Эльза спокойно за ним наблюдала, а на лице Карла читались вопросы. Роберт разрешающе кивнул.
— Как ты? Официальные источники молчат, а слухи ходят самые разнообразные, — поинтересовался Карл.
— Нормально в целом. Если не получится восстановиться на собственном ресурсе, запустят искусственную регенерацию.
— Почему не начали сразу? — удивился Карл.
— Доктор Альберт считает, что в таком случае, способность к природной регенерации будет утеряна. А так, всего лишь временные неудобства.
— Ты еле ходишь, я же видел, — не согласился Карл.
— Устал и набегался, — Роберт ответил уклончиво.
— И глаза больше не синие. Цвет как у моря перед бурей, — заметила Эльза.
— Меня все еще штормит, — улыбнулся Роберт. — Отдохну, будут синие.
— Собираешься возвращаться в политику? — спросил Карл.
— Не знаю, не решил пока. Если честно, возвращение меня пугает, — Роберт подумал, как хорошо, что с Карлом можно говорить откровенно. Нынешний председатель Совета, к нему заезжал, приглашал на заседание. Роберт не дал ответа, пообещав подумать.
— Совет обрадовался твоему возвращению, — заметил Карл.
— Неужели? — Роберт скривился. — Я скорее поверю в то, что Совет самоликвидировался.
— До твоего тридцатипятилетия осталось немного, — задумчиво проговорила Эльза. — По поводу коронации тоже не решил?

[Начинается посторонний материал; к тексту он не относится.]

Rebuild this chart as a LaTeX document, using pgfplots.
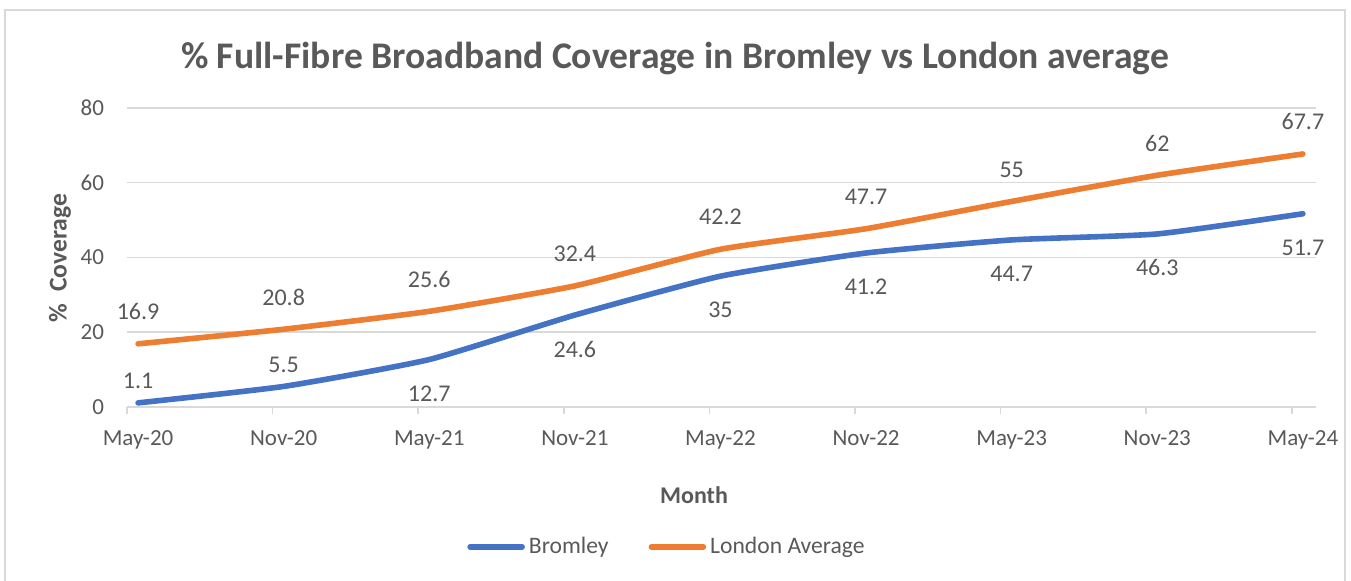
\documentclass[border=0pt]{standalone}
\usepackage{fontspec}
\setmainfont{Carlito}
\usepackage{pgfplots}
\pgfplotsset{compat=1.18}
\definecolor{bromley}{HTML}{4472C4}
\definecolor{london}{HTML}{ED7D31}
\definecolor{txt}{HTML}{595959}
\definecolor{gridc}{HTML}{D9D9D9}
\definecolor{framec}{HTML}{D9D9D9}

\begin{document}
\begin{tikzpicture}
  % 1 px of the reference = 0.5pt
  \useasboundingbox (0,0) rectangle (675.5pt,290.5pt);
  \draw[framec, line width=0.6pt] (2.5pt,-5pt) -- (2.5pt,285.5pt) -- (672.5pt,285.5pt) -- (672.5pt,-5pt);

  \node[text=txt, font=\fontsize{18.8}{22}\selectfont\bfseries] at (337.5pt,261pt)
    {\% Full-Fibre Broadband Coverage in Bromley vs London average};
  \node[text=txt, font=\fontsize{12}{14}\selectfont\bfseries] at (347pt,43pt) {Month};
  \node[text=txt, font=\fontsize{12.8}{14}\selectfont\bfseries, rotate=90] at (30pt,161.5pt) {\%\ \ Coverage};

  \begin{axis}[
    at={(63.5pt,87pt)}, anchor=south west,
    scale only axis,
    width=594.5pt, height=149.5pt,
    xmin=-0.076, xmax=8.09,
    ymin=0, ymax=80,
    xtick={0,...,8},
    xticklabels={May-20,Nov-20,May-21,Nov-21,May-22,Nov-22,May-23,Nov-23,May-24},
    ytick={0,20,...,80},
    ymajorgrids=true,
    grid style={gridc, line width=0.75pt},
    axis x line*=bottom,
    axis y line*=left,
    x axis line style={gridc, line width=0.75pt, -},
    y axis line style={draw=none},
    tick align=outside,
    major tick length=3.5pt,
    xtick style={draw=none},
    ytick style={draw=none},
    extra x ticks={-0.076,0.924,1.924,2.924,3.924,4.924,5.924,6.924,7.924},
    extra x tick labels={},
    extra x tick style={grid=none, xtick style={draw=gridc, line width=0.75pt}},
    tick label style={text=txt, font=\fontsize{11.5}{13}\selectfont},
    /pgf/number format/assume math mode=true,
    yticklabel style={xshift=-4.5pt},
    xticklabel style={yshift=-5pt},
    legend style={at={(0.455,-0.468)}, anchor=center, draw=none, fill=none,
      legend columns=2, font=\fontsize{11.8}{13}\selectfont, text=txt,
      /tikz/every even column/.append style={column sep=18pt}},
    legend cell align=left,
    legend image code/.code={\draw[#1, line cap=round] (0pt,0pt) -- (26pt,0pt);},
  ]
    \addplot[bromley, line width=2.8pt, line cap=round, line join=round, smooth, tension=0.3]
      coordinates {(0,1.1)(1,5.5)(2,12.7)(3,24.6)(4,35)(5,41.2)(6,44.7)(7,46.3)(8,51.7)};
    \addlegendentry{Bromley}
    \addplot[london, line width=2.8pt, line cap=round, line join=round, smooth, tension=0.3]
      coordinates {(0,16.9)(1,20.8)(2,25.6)(3,32.4)(4,42.2)(5,47.7)(6,55)(7,62)(8,67.7)};
    \addlegendentry{London Average}

    % data labels
    \addplot[forget plot, draw=none, nodes near coords, point meta=explicit symbolic,
      every node near coord/.style={anchor=center, yshift=11pt, text=txt, font=\fontsize{12}{14}\selectfont}]
      table[meta=l] {
        x y l
        0 1.1 1.1
        1 5.5 5.5
      };
    \addplot[forget plot, draw=none, nodes near coords, point meta=explicit symbolic,
      every node near coord/.style={anchor=center, yshift=-17pt, text=txt, font=\fontsize{12}{14}\selectfont}]
      table[meta=l] {
        x y l
        2 12.7 12.7
        3 24.6 24.6
        4 35 35
        5 41.2 41.2
        6 44.7 44.7
        7 46.3 46.3
        8 51.7 51.7
      };
    \addplot[forget plot, draw=none, nodes near coords, point meta=explicit symbolic,
      every node near coord/.style={anchor=center, yshift=16pt, text=txt, font=\fontsize{12}{14}\selectfont}]
      table[meta=l] {
        x y l
        0 16.9 16.9
        1 20.8 20.8
        2 25.6 25.6
        3 32.4 32.4
        4 42.2 42.2
        5 47.7 47.7
        6 55 55
        7 62 62
        8 67.7 67.7
      };
  \end{axis}
\end{tikzpicture}
\end{document}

— Боюсь, здесь мне так просто не отвертеться, — нахмурился Роберт. — Пока вердикт следующий — не раньше, чем восстановлюсь полностью. В таком состоянии как сейчас не потяну и половины нагрузки.
— Всегда тебя недолюбливала, — сказала Эльза. — Однако не могу не признать, твоя кандидатура лучше, чем стадо всех этих бездельников.
— Заслужил твое признание, — Роберт фыркнул. — Ради этого стоило и помучиться.
— Просила же не язвить, — огрызнулась Эльза. — Тебе рассказали о всем том цирке, что они устроили?
— Я не нарочно, прости. Да. Хранитель упоминал, и объяснил причины, в надежде, что это повлияет на мое решение. Но. Больше всего хочу, чтобы меня оставили в покое. Если и вернусь, то ненадолго, с последующим поиском преемника и передачей обязанностей.
— Смотри, свихнешься от скуки, — заметил Карл.
— То есть расслабляться и ходить под парусом занятие не для меня? — удивился Роберт. — Моя лодка, кстати, разбилась. Унесло в море во время шторма, даже обломков не нашли. Придется новую строить. Еще подумываю о преподавательской работе.
— А как же Башня? Там сейчас новая команда, в основном молодежь.
— Башня — нет, — Роберт помрачнел. — Ни Башня, ни полеты мне не доступны и вряд ли будут. Разве что в качестве теоретического консультанта.
С балкона долетал устойчивый аромат вистерии. Лиловые соцветия манили. Роберт не удержался, поднялся и поковылял на балкон. Он помнил эти цветы, они росли не здесь. И они что-то для него значили. Помнил мягкий рассеянный свет и скользящие тени, тающие в воздухе золотые пылинки и шум, равномерный, повторяющийся.
— Прямо-таки лотос, цветок забвения, — пробормотал он. — Что же я оставил там или кого?
— Выросли, правда? — Эльза подошла к нему.
Вистерии посадили еще до его отъезда. Мелкие, невзрачные растения, робко тянущиеся к солнцу. И вот вымахали, заплели балкон, доросли до крыши.
— За что так меня не любишь, Эльза? — спросил Роберт не оборачиваясь.
— Твой отец был шальным. Пересекались мы как-то, давно. Характер взрывной, тяжелый. Уж больно ты на него похож, боялась, что таким же будешь. Но ты спокойнее, хотя и весь в себе. Если довести, мало не покажется.